The ICC’s calculations start with the base value of cricket rights in India—the Indian Premier League’s men’s games command a reported $14.6 million (Rs 114 crore) per game across its TV and digital partners, while the ICC’s package is worth $16.8 million per game. The Olympic calculations use that ICC number as a base, then subtracts 30% because of unfavorable start times for competitions in LA. It then adds an “Olympic premium” for the increased attention associated with the wider event, and calculates that each women’s game would be 50% of each men’s game. The result is $134 million to $179 million for the 10 Olympic men’s matches, and $201 million to $268 million for the men’s and women’s matches combined.
The ICC’s formal pitch revolves around T20, a shorter version of the sport which has soared in popularity over the past two decades. The group is suggesting six men’s team and six women’s teams compete in a round-robin tournament that features 10 total matches each, including the medal games.
The IOC and LA28 are currently in the process of determining which disciplines to include from the current Olympic sports, a process happening in tandem with the discussions regarding new sports. Once the program is set by LA28, it is approved by the IOC, and eventually ratified during an official IOC session. The next session is in Mumbai, India, in October. (Coincidentally, that meeting will occur during the 2023 Cricket World Cup, which is being held in India).
In another coincidence, former Los Angeles Mayor Eric Garcetti, who played a central role in the city’s Olympic bid, is now the U.S. ambassador to India. He’s been posting frequently on social media about cricket, and last week he gave an LA28 hat to Indian movie star Shah Rukh Khan.
#DYK, @M_Raj03 scored a world record 10,868 runs in her 23-year career! I was delighted to meet the former captain of the Indian Women’s National Cricket team and an inspirational advocate for gender equity in sports. #WomenInBlue #AmbExploresIndia pic.twitter.com/8zE1dH9Quw
— U.S. Ambassador Eric Garcetti (@USAmbIndia) May 17, 2023
India, the world’s second most populous country, is a huge growth opportunity for the IOC. The Olympics organizer has made dramatic inroads into China in the last few decades—Beijing hosted games in 2008 and 2022, and the IOC’s top sponsor program now includes two Chinese companies—but its commercial growth in India has been much slower. At the 2020 Summer Games in Tokyo, China won 89 medals, second only to the United States’ 113; India ranked 35th with seven medals.
A deeper relationship with India has taken on added importance in the past year, as the IOC’s ties to Russia remain strained due to war, doping scandals and other corruption. Earlier this year Russia offered to host a new multi-sport event for member of a regional group called the Shanghai Cooperation Organization, which includes Russia, China, Pakistan and India.

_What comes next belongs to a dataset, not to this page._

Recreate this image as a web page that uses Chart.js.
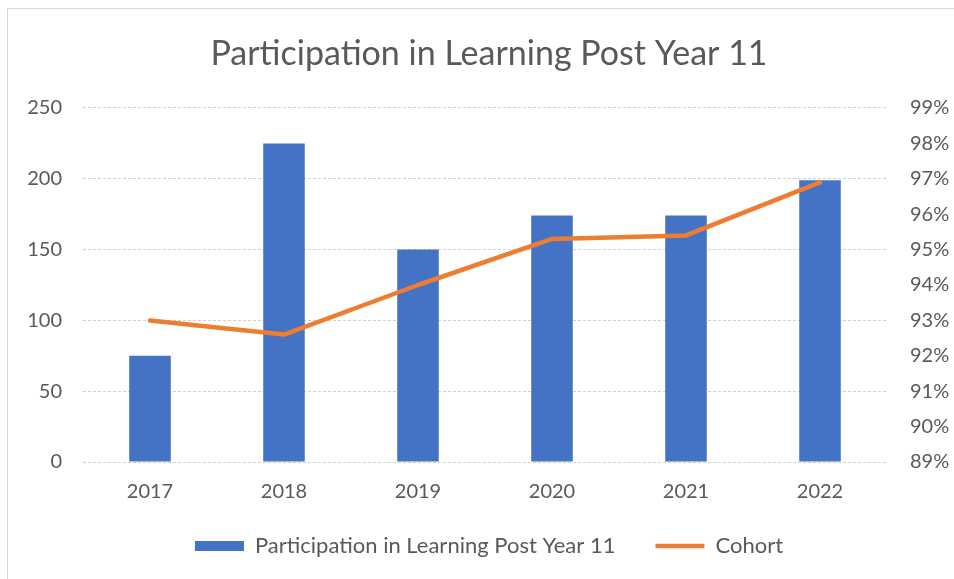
<!DOCTYPE html>
<html>
<head>
<meta charset="utf-8">
<script src="https://cdn.jsdelivr.net/npm/chart.js@4"></script>
<style>
  html, body { margin: 0; padding: 0; background: #ffffff; }
  #wrap { position: relative; width: 954px; height: 579px; overflow: hidden; }
  #frame { position: absolute; left: 7px; top: 8px; width: 1000px; height: 700px; border: 1px solid #d9d9d9; box-sizing: border-box; }
  canvas { position: absolute; left: 0; top: 0; }
</style>
</head>
<body>
<div id="wrap">
  <div id="frame"></div>
  <canvas id="c" width="954" height="579"></canvas>
</div>
<script>
const years = ['2017', '2018', '2019', '2020', '2021', '2022'];
const participation = [75, 225, 150, 174, 174, 199];
const cohortPct = [93.0, 92.6, 94.0, 95.3, 95.4, 96.9];
const leftTicks = [0, 50, 100, 150, 200, 250];
const rightTicks = [89, 90, 91, 92, 93, 94, 95, 96, 97, 98, 99];
const chartTitle = 'Participation in Learning Post Year 11';
const barLabel = 'Participation in Learning Post Year 11';
const lineLabel = 'Cohort';

const FONT = 'Lato, "Noto Sans", sans-serif';
const GREY = '#595959';
const PAD_LEFT = 24;

new Chart(document.getElementById('c'), {
  data: {
    labels: years,
    datasets: [
      {
        type: 'bar',
        label: barLabel,
        data: participation,
        backgroundColor: '#4472C4',
        borderWidth: 0,
        yAxisID: 'y',
        categoryPercentage: 1.0,
        barPercentage: 0.31,
        pointStyle: 'rect',
        order: 2
      },
      {
        type: 'line',
        label: lineLabel,
        data: cohortPct,
        borderColor: '#ED7D31',
        backgroundColor: '#ED7D31',
        borderWidth: 4.5,
        borderCapStyle: 'round',
        borderJoinStyle: 'round',
        pointRadius: 0,
        pointHoverRadius: 0,
        pointStyle: 'line',
        tension: 0,
        yAxisID: 'y1',
        order: 1
      }
    ]
  },
  options: {
    responsive: false,
    animation: false,
    layout: { padding: { left: PAD_LEFT, right: 0, top: 0, bottom: 12 } },
    plugins: {
      tooltip: { enabled: false },
      title: {
        display: true,
        text: chartTitle,
        color: GREY,
        font: { family: FONT, size: 34, weight: 'normal' },
        padding: { top: 33.4, bottom: 33.8 }
      },
      legend: {
        position: 'bottom',
        labels: {
          color: GREY,
          font: { family: FONT, size: 22 },
          usePointStyle: true,
          pointStyleWidth: 49,
          boxHeight: 10,
          padding: 40,
          sort: (a, b) => a.datasetIndex - b.datasetIndex
        }
      }
    },
    scales: {
      x: {
        grid: { display: false, drawTicks: false },
        border: { display: false },
        ticks: { color: GREY, font: { family: FONT, size: 20 }, padding: 18, maxRotation: 0 },
        afterFit: (s) => { s.height = 33; },
        afterUpdate: (s) => { s._computeLabelArea = () => undefined; }
      },
      y: {
        position: 'left',
        min: 0,
        max: 250,
        afterBuildTicks: (s) => { s.ticks = leftTicks.map(v => ({ value: v })); },
        grid: { color: '#d0d0d0', lineWidth: 1, drawTicks: false },
        border: { display: false, dash: [3, 2] },
        ticks: { color: GREY, font: { family: FONT, size: 20 }, padding: 21 },
        afterFit: (s) => { s.width = 83 - PAD_LEFT; }
      },
      y1: {
        position: 'right',
        min: 89,
        max: 99,
        afterBuildTicks: (s) => { s.ticks = rightTicks.map(v => ({ value: v })); },
        grid: { drawOnChartArea: false, drawTicks: false },
        border: { display: false },
        ticks: { color: GREY, font: { family: FONT, size: 20 }, padding: 23, callback: (v) => v + '%' },
        afterFit: (s) => { s.width = 954 - 887; }
      }
    }
  }
});
</script>
</body>
</html>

Just as every sport has its benefits, there are potential concerns for all 10 of the shortlisted sports as well. Cricket rosters are not small—about 15 per team, meaning ~180 athletes total—and the IOC has said it intends to cap the number of total athletes at 10,500 as part of broader cost-cutting measures. Opinions differ, however, on how strictly the IOC would enforce that cap.
There’s also a venue question. The LA host committee has boasted about the city already having the venues necessary for the three-week event, and none currently has the ability to host top-tier cricket. The organizers would either need to build a temporary venue, or possibly utilize a new $30 million project being planned for nearby Irvine, Calif.